SET TASK — Leave the pictures out. Return all other data exactly.

SOURCE MATERIAL —
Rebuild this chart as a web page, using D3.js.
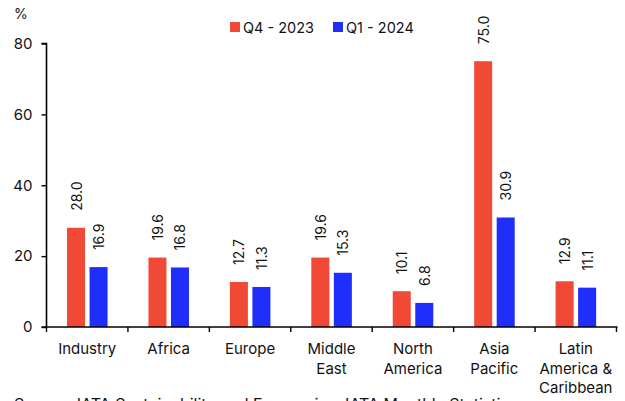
<!DOCTYPE html>
<html>
<head>
<meta charset="utf-8">
<script src="https://cdn.jsdelivr.net/npm/d3@7"></script>
<style>
  html, body { margin: 0; padding: 0; background: #fff; }
  svg { display: block; font-family: Inter, "Noto Sans", sans-serif; }
</style>
</head>
<body>
<svg id="chart" width="625" height="401"></svg>
<script>
// Regions (multi-line labels split by "|")
const categories = ["Industry", "Africa", "Europe", "Middle|East", "North|America", "Asia|Pacific", "Latin|America &|Caribbean"];
const seriesNames = ["Q4 - 2023", "Q1 - 2024"];
const q4_2023 = [28.0, 19.6, 12.7, 19.6, 10.1, 75.0, 12.9];
const q1_2024 = [16.9, 16.8, 11.3, 15.3, 6.8, 30.9, 11.1];
const yTicks = [0, 20, 40, 60, 80];
const colors = ["#F04A36", "#1F2EFB"];

const svg = d3.select("#chart");
const plotLeft = 46.5, plotRight = 616.5, plotTop = 43.5, plotBottom = 327;

const x0 = d3.scaleBand().domain(categories).range([plotLeft, plotRight]).paddingInner(0).paddingOuter(0);
const bw = x0.bandwidth();
const x1 = d3.scaleBand().domain(seriesNames).range([bw * 0.252, bw * 0.75]).paddingInner(0.2).paddingOuter(0);
const y = d3.scaleLinear().domain([0, 80]).range([plotBottom, plotTop]);

const data = categories.map((c, i) => ({ cat: c, vals: [q4_2023[i], q1_2024[i]] }));

// Bars
const groups = svg.append("g").selectAll("g").data(data).join("g")
  .attr("transform", d => `translate(${x0(d.cat)},0)`);

groups.selectAll("rect").data(d => d.vals.map((v, j) => ({ v, s: seriesNames[j], j })))
  .join("rect")
  .attr("x", d => x1(d.s))
  .attr("width", x1.bandwidth())
  .attr("y", d => y(d.v))
  .attr("height", d => y(0) - y(d.v))
  .attr("fill", d => colors[d.j]);

// Value labels, rotated
groups.selectAll("text.val").data(d => d.vals.map((v, j) => ({ v, s: seriesNames[j], j })))
  .join("text")
  .attr("class", "val")
  .attr("transform", d => `translate(${x1(d.s) + x1.bandwidth() / 2},${y(d.v) - 17}) rotate(-90)`)
  .attr("text-anchor", "start")
  .attr("dominant-baseline", "central")
  .attr("font-size", 14)
  .attr("fill", "#111")
  .text(d => d.v.toFixed(1));

// Y axis
const yAxis = svg.append("g")
  .attr("transform", `translate(${plotLeft},0)`)
  .call(d3.axisLeft(y).tickValues(yTicks).tickSize(5).tickPadding(9));
yAxis.select(".domain").attr("stroke", "#000").attr("stroke-width", 1.6).attr("d", `M-5,${plotTop}H0V${plotBottom}`);
yAxis.selectAll(".tick line").attr("stroke", "#000").attr("stroke-width", 1.4);
yAxis.selectAll(".tick text").attr("font-size", 15).attr("fill", "#111").attr("font-family", "Inter, sans-serif");

// X axis with ticks on band boundaries
const xAxis = svg.append("g");
xAxis.append("line")
  .attr("x1", plotLeft - 5).attr("x2", plotRight + 1)
  .attr("y1", plotBottom).attr("y2", plotBottom)
  .attr("stroke", "#000").attr("stroke-width", 1.6);
const boundaries = categories.map(c => x0(c)).concat([x0(categories[categories.length - 1]) + bw]);
xAxis.selectAll("line.tk").data(boundaries).join("line")
  .attr("class", "tk")
  .attr("x1", d => d).attr("x2", d => d)
  .attr("y1", plotBottom).attr("y2", plotBottom + 5)
  .attr("stroke", "#000").attr("stroke-width", 1.4);

// Category labels
const catText = svg.append("g").selectAll("text").data(categories).join("text")
  .attr("x", d => x0(d) + bw / 2)
  .attr("y", 354)
  .attr("text-anchor", "middle")
  .attr("font-size", 15)
  .attr("fill", "#111");
catText.each(function(d) {
  const lines = d.split("|");
  d3.select(this).selectAll("tspan").data(lines).join("tspan")
    .attr("x", x0(d) + bw / 2)
    .attr("dy", (l, i) => i === 0 ? 0 : 19.5)
    .text(l => l);
});

// Unit label
svg.append("text").attr("x", 14).attr("y", 19).attr("font-size", 14).attr("fill", "#111").text("%");

// Legend
const legend = svg.append("g");
const legendX = [230, 333];
seriesNames.forEach((s, i) => {
  legend.append("rect").attr("x", legendX[i]).attr("y", 22).attr("width", 10).attr("height", 10).attr("fill", colors[i]);
  legend.append("text").attr("x", legendX[i] + 13).attr("y", 32.5).attr("font-size", 14.5).attr("fill", "#111").text(s);
});

// Source note
svg.append("text").attr("x", 14).attr("y", 410).attr("font-size", 16).attr("fill", "#111")
  .text("Source: IATA Sustainability and Economics, IATA Monthly Statistics");
</script>
</body>
</html>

TASK OUTPUT —
Rebuild this chart as a web page, using D3.js.
<!DOCTYPE html>
<html>
<head>
<meta charset="utf-8">
<script src="https://cdn.jsdelivr.net/npm/d3@7"></script>
<style>
  html, body { margin: 0; padding: 0; background: #fff; }
  svg { display: block; font-family: Inter, "Noto Sans", sans-serif; }
</style>
</head>
<body>
<svg id="chart" width="625" height="401"></svg>
<script>
// Regions (multi-line labels split by "|")
const categories = ["Industry", "Africa", "Europe", "Middle|East", "North|America", "Asia|Pacific", "Latin|America &|Caribbean"];
const seriesNames = ["Q4 - 2023", "Q1 - 2024"];
const q4_2023 = [28.0, 19.6, 12.7, 19.6, 10.1, 75.0, 12.9];
const q1_2024 = [16.9, 16.8, 11.3, 15.3, 6.8, 30.9, 11.1];
const yTicks = [0, 20, 40, 60, 80];
const colors = ["#F04A36", "#1F2EFB"];

const svg = d3.select("#chart");
const plotLeft = 46.5, plotRight = 616.5, plotTop = 43.5, plotBottom = 327;

const x0 = d3.scaleBand().domain(categories).range([plotLeft, plotRight]).paddingInner(0).paddingOuter(0);
const bw = x0.bandwidth();
const x1 = d3.scaleBand().domain(seriesNames).range([bw * 0.252, bw * 0.75]).paddingInner(0.2).paddingOuter(0);
const y = d3.scaleLinear().domain([0, 80]).range([plotBottom, plotTop]);

const data = categories.map((c, i) => ({ cat: c, vals: [q4_2023[i], q1_2024[i]] }));

// Bars
const groups = svg.append("g").selectAll("g").data(data).join("g")
  .attr("transform", d => `translate(${x0(d.cat)},0)`);

groups.selectAll("rect").data(d => d.vals.map((v, j) => ({ v, s: seriesNames[j], j })))
  .join("rect")
  .attr("x", d => x1(d.s))
  .attr("width", x1.bandwidth())
  .attr("y", d => y(d.v))
  .attr("height", d => y(0) - y(d.v))
  .attr("fill", d => colors[d.j]);

// Value labels, rotated
groups.selectAll("text.val").data(d => d.vals.map((v, j) => ({ v, s: seriesNames[j], j })))
  .join("text")
  .attr("class", "val")
  .attr("transform", d => `translate(${x1(d.s) + x1.bandwidth() / 2},${y(d.v) - 17}) rotate(-90)`)
  .attr("text-anchor", "start")
  .attr("dominant-baseline", "central")
  .attr("font-size", 14)
  .attr("fill", "#111")
  .text(d => d.v.toFixed(1));

// Y axis
const yAxis = svg.append("g")
  .attr("transform", `translate(${plotLeft},0)`)
  .call(d3.axisLeft(y).tickValues(yTicks).tickSize(5).tickPadding(9));
yAxis.select(".domain").attr("stroke", "#000").attr("stroke-width", 1.6).attr("d", `M-5,${plotTop}H0V${plotBottom}`);
yAxis.selectAll(".tick line").attr("stroke", "#000").attr("stroke-width", 1.4);
yAxis.selectAll(".tick text").attr("font-size", 15).attr("fill", "#111").attr("font-family", "Inter, sans-serif");

// X axis with ticks on band boundaries
const xAxis = svg.append("g");
xAxis.append("line")
  .attr("x1", plotLeft - 5).attr("x2", plotRight + 1)
  .attr("y1", plotBottom).attr("y2", plotBottom)
  .attr("stroke", "#000").attr("stroke-width", 1.6);
const boundaries = categories.map(c => x0(c)).concat([x0(categories[categories.length - 1]) + bw]);
xAxis.selectAll("line.tk").data(boundaries).join("line")
  .attr("class", "tk")
  .attr("x1", d => d).attr("x2", d => d)
  .attr("y1", plotBottom).attr("y2", plotBottom + 5)
  .attr("stroke", "#000").attr("stroke-width", 1.4);

// Category labels
const catText = svg.append("g").selectAll("text").data(categories).join("text")
  .attr("x", d => x0(d) + bw / 2)
  .attr("y", 354)
  .attr("text-anchor", "middle")
  .attr("font-size", 15)
  .attr("fill", "#111");
catText.each(function(d) {
  const lines = d.split("|");
  d3.select(this).selectAll("tspan").data(lines).join("tspan")
    .attr("x", x0(d) + bw / 2)
    .attr("dy", (l, i) => i === 0 ? 0 : 19.5)
    .text(l => l);
});

// Unit label
svg.append("text").attr("x", 14).attr("y", 19).attr("font-size", 14).attr("fill", "#111").text("%");

// Legend
const legend = svg.append("g");
const legendX = [230, 333];
seriesNames.forEach((s, i) => {
  legend.append("rect").attr("x", legendX[i]).attr("y", 22).attr("width", 10).attr("height", 10).attr("fill", colors[i]);
  legend.append("text").attr("x", legendX[i] + 13).attr("y", 32.5).attr("font-size", 14.5).attr("fill", "#111").text(s);
});

// Source note
svg.append("text").attr("x", 14).attr("y", 410).attr("font-size", 16).attr("fill", "#111")
  .text("Source: IATA Sustainability and Economics, IATA Monthly Statistics");
</script>
</body>
</html>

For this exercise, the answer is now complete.